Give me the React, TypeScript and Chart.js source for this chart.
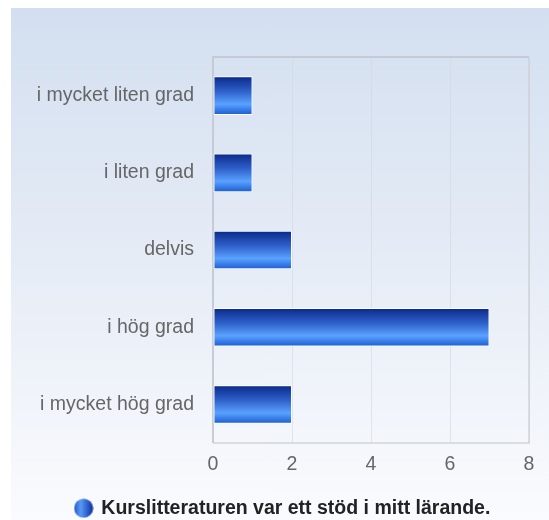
import React, { useEffect, useRef } from "react";
import { Chart, registerables } from "chart.js";

Chart.register(...registerables);

const categories = [
  "i mycket liten grad",
  "i liten grad",
  "delvis",
  "i hög grad",
  "i mycket hög grad",
];
const values = [1, 1, 2, 7, 2];
const seriesLabel = "Kurslitteraturen var ett stöd i mitt lärande.";
const xTicks = [0, 2, 4, 6, 8];

const FONT = "'Liberation Sans', Arial, Helvetica, sans-serif";

function makeLegendIcon(): HTMLCanvasElement {
  const c = document.createElement("canvas");
  c.width = 20;
  c.height = 20;
  const g = c.getContext("2d")!;
  const grad = g.createLinearGradient(0, 0, 20, 0);
  grad.addColorStop(0, "#1c55c6");
  grad.addColorStop(0.35, "#5a9af2");
  grad.addColorStop(0.7, "#2a5fcc");
  grad.addColorStop(1, "#0b2a8a");
  g.fillStyle = grad;
  g.beginPath();
  g.arc(10, 10, 9.5, 0, Math.PI * 2);
  g.fill();
  return c;
}

const framePlugin = {
  id: "frame",
  afterLayout(chart: any) {
    const l = chart.legend;
    if (l) {
      l.left += 13;
      l.right += 13;
    }
  },
  beforeDatasetsDraw(chart: any) {
    const { ctx, chartArea } = chart;
    if (!chartArea) return;
    ctx.save();
    ctx.strokeStyle = "rgba(195,200,210,0.9)";
    ctx.lineWidth = 2;
    ctx.beginPath();
    ctx.moveTo(chartArea.left, chartArea.bottom);
    ctx.lineTo(chartArea.left, chartArea.top);
    ctx.lineTo(chartArea.right, chartArea.top);
    ctx.stroke();
    ctx.strokeStyle = "rgba(205,208,214,0.9)";
    ctx.lineWidth = 1.5;
    ctx.beginPath();
    ctx.moveTo(chartArea.right, chartArea.top);
    ctx.lineTo(chartArea.right, chartArea.bottom);
    ctx.lineTo(chartArea.left, chartArea.bottom);
    ctx.stroke();
    ctx.restore();
  },
};

export default function App() {
  const ref = useRef<HTMLCanvasElement | null>(null);

  useEffect(() => {
    if (!ref.current) return;
    const icon = makeLegendIcon();
    const chart = new Chart(ref.current, {
      type: "bar",
      data: {
        labels: categories,
        datasets: [
          {
            label: seriesLabel,
            data: values,
            borderColor: "#ffffff",
            borderWidth: 1,
            borderSkipped: false,
            categoryPercentage: 1,
            barPercentage: 0.5,
            backgroundColor: (ctx: any) => {
              const chart = ctx.chart;
              const ca = chart.chartArea;
              const ys = chart.scales.y;
              if (!ca || !ys || ctx.type !== "data") return "#2f6fe0";
              const c = ys.getPixelForValue(ctx.dataIndex);
              const h = (ca.height / categories.length) * 0.5;
              const g = chart.ctx.createLinearGradient(0, c - h / 2, 0, c + h / 2);
              g.addColorStop(0, "#0a2888");
              g.addColorStop(0.4, "#2f62cc");
              g.addColorStop(0.72, "#5aa2ff");
              g.addColorStop(0.85, "#3b80ea");
              g.addColorStop(1, "#1c5ccc");
              return g;
            },
          },
        ],
      },
      options: {
        indexAxis: "y",
        animation: false,
        responsive: true,
        maintainAspectRatio: false,
        layout: { padding: { top: 49, right: 20, left: 0, bottom: -8 } },
        scales: {
          x: {
            min: 0,
            max: 8,
            afterBuildTicks: (scale: any) => {
              scale.ticks = xTicks.map((v) => ({ value: v }));
            },
            ticks: {
              font: { family: FONT, size: 19.5 },
              color: "#666666",
              padding: 10,
            },
            grid: { color: "rgba(210,215,225,0.6)", drawTicks: false },
            border: { display: false },
          },
          y: {
            ticks: {
              font: { family: FONT, size: 19.5 },
              color: "#666666",
              padding: 19,
            },
            grid: { display: false, drawTicks: false },
            border: { display: false },
            afterFit: (scale: any) => {
              scale.width = 202;
            },
          },
        },
        plugins: {
          tooltip: { enabled: false },
          legend: {
            position: "bottom",
            labels: {
              usePointStyle: true,
              pointStyleWidth: 16,
              padding: 12,
              color: "#222222",
              font: { family: FONT, size: 19.5, weight: "bold" },
              generateLabels: () => [
                {
                  text: seriesLabel,
                  pointStyle: icon as any,
                  fillStyle: "#2f6fe0",
                  strokeStyle: "transparent",
                  lineWidth: 0,
                  hidden: false,
                  datasetIndex: 0,
                  fontColor: "#222222",
                } as any,
              ],
            },
          },
        },
      },
      plugins: [framePlugin],
    } as any);
    return () => chart.destroy();
  }, []);

  return (
    <div
      style={{
        position: "fixed",
        left: 11,
        top: 8,
        right: 0,
        bottom: 0,
        background: "linear-gradient(to bottom, #d3dff0 0%, #e6ecf6 50%, #fafbfe 100%)",
      }}
    >
      <canvas ref={ref} />
    </div>
  );
}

────────────────────────────────────────

_What is asked_
Quote the material in full and exactly; do not carry over its pictures.

_Finished answer_
Give me the React, TypeScript and Chart.js source for this chart.
import React, { useEffect, useRef } from "react";
import { Chart, registerables } from "chart.js";

Chart.register(...registerables);

const categories = [
  "i mycket liten grad",
  "i liten grad",
  "delvis",
  "i hög grad",
  "i mycket hög grad",
];
const values = [1, 1, 2, 7, 2];
const seriesLabel = "Kurslitteraturen var ett stöd i mitt lärande.";
const xTicks = [0, 2, 4, 6, 8];

const FONT = "'Liberation Sans', Arial, Helvetica, sans-serif";

function makeLegendIcon(): HTMLCanvasElement {
  const c = document.createElement("canvas");
  c.width = 20;
  c.height = 20;
  const g = c.getContext("2d")!;
  const grad = g.createLinearGradient(0, 0, 20, 0);
  grad.addColorStop(0, "#1c55c6");
  grad.addColorStop(0.35, "#5a9af2");
  grad.addColorStop(0.7, "#2a5fcc");
  grad.addColorStop(1, "#0b2a8a");
  g.fillStyle = grad;
  g.beginPath();
  g.arc(10, 10, 9.5, 0, Math.PI * 2);
  g.fill();
  return c;
}

const framePlugin = {
  id: "frame",
  afterLayout(chart: any) {
    const l = chart.legend;
    if (l) {
      l.left += 13;
      l.right += 13;
    }
  },
  beforeDatasetsDraw(chart: any) {
    const { ctx, chartArea } = chart;
    if (!chartArea) return;
    ctx.save();
    ctx.strokeStyle = "rgba(195,200,210,0.9)";
    ctx.lineWidth = 2;
    ctx.beginPath();
    ctx.moveTo(chartArea.left, chartArea.bottom);
    ctx.lineTo(chartArea.left, chartArea.top);
    ctx.lineTo(chartArea.right, chartArea.top);
    ctx.stroke();
    ctx.strokeStyle = "rgba(205,208,214,0.9)";
    ctx.lineWidth = 1.5;
    ctx.beginPath();
    ctx.moveTo(chartArea.right, chartArea.top);
    ctx.lineTo(chartArea.right, chartArea.bottom);
    ctx.lineTo(chartArea.left, chartArea.bottom);
    ctx.stroke();
    ctx.restore();
  },
};

export default function App() {
  const ref = useRef<HTMLCanvasElement | null>(null);

  useEffect(() => {
    if (!ref.current) return;
    const icon = makeLegendIcon();
    const chart = new Chart(ref.current, {
      type: "bar",
      data: {
        labels: categories,
        datasets: [
          {
            label: seriesLabel,
            data: values,
            borderColor: "#ffffff",
            borderWidth: 1,
            borderSkipped: false,
            categoryPercentage: 1,
            barPercentage: 0.5,
            backgroundColor: (ctx: any) => {
              const chart = ctx.chart;
              const ca = chart.chartArea;
              const ys = chart.scales.y;
              if (!ca || !ys || ctx.type !== "data") return "#2f6fe0";
              const c = ys.getPixelForValue(ctx.dataIndex);
              const h = (ca.height / categories.length) * 0.5;
              const g = chart.ctx.createLinearGradient(0, c - h / 2, 0, c + h / 2);
              g.addColorStop(0, "#0a2888");
              g.addColorStop(0.4, "#2f62cc");
              g.addColorStop(0.72, "#5aa2ff");
              g.addColorStop(0.85, "#3b80ea");
              g.addColorStop(1, "#1c5ccc");
              return g;
            },
          },
        ],
      },
      options: {
        indexAxis: "y",
        animation: false,
        responsive: true,
        maintainAspectRatio: false,
        layout: { padding: { top: 49, right: 20, left: 0, bottom: -8 } },
        scales: {
          x: {
            min: 0,
            max: 8,
            afterBuildTicks: (scale: any) => {
              scale.ticks = xTicks.map((v) => ({ value: v }));
            },
            ticks: {
              font: { family: FONT, size: 19.5 },
              color: "#666666",
              padding: 10,
            },
            grid: { color: "rgba(210,215,225,0.6)", drawTicks: false },
            border: { display: false },
          },
          y: {
            ticks: {
              font: { family: FONT, size: 19.5 },
              color: "#666666",
              padding: 19,
            },
            grid: { display: false, drawTicks: false },
            border: { display: false },
            afterFit: (scale: any) => {
              scale.width = 202;
            },
          },
        },
        plugins: {
          tooltip: { enabled: false },
          legend: {
            position: "bottom",
            labels: {
              usePointStyle: true,
              pointStyleWidth: 16,
              padding: 12,
              color: "#222222",
              font: { family: FONT, size: 19.5, weight: "bold" },
              generateLabels: () => [
                {
                  text: seriesLabel,
                  pointStyle: icon as any,
                  fillStyle: "#2f6fe0",
                  strokeStyle: "transparent",
                  lineWidth: 0,
                  hidden: false,
                  datasetIndex: 0,
                  fontColor: "#222222",
                } as any,
              ],
            },
          },
        },
      },
      plugins: [framePlugin],
    } as any);
    return () => chart.destroy();
  }, []);

  return (
    <div
      style={{
        position: "fixed",
        left: 11,
        top: 8,
        right: 0,
        bottom: 0,
        background: "linear-gradient(to bottom, #d3dff0 0%, #e6ecf6 50%, #fafbfe 100%)",
      }}
    >
      <canvas ref={ref} />
    </div>
  );
}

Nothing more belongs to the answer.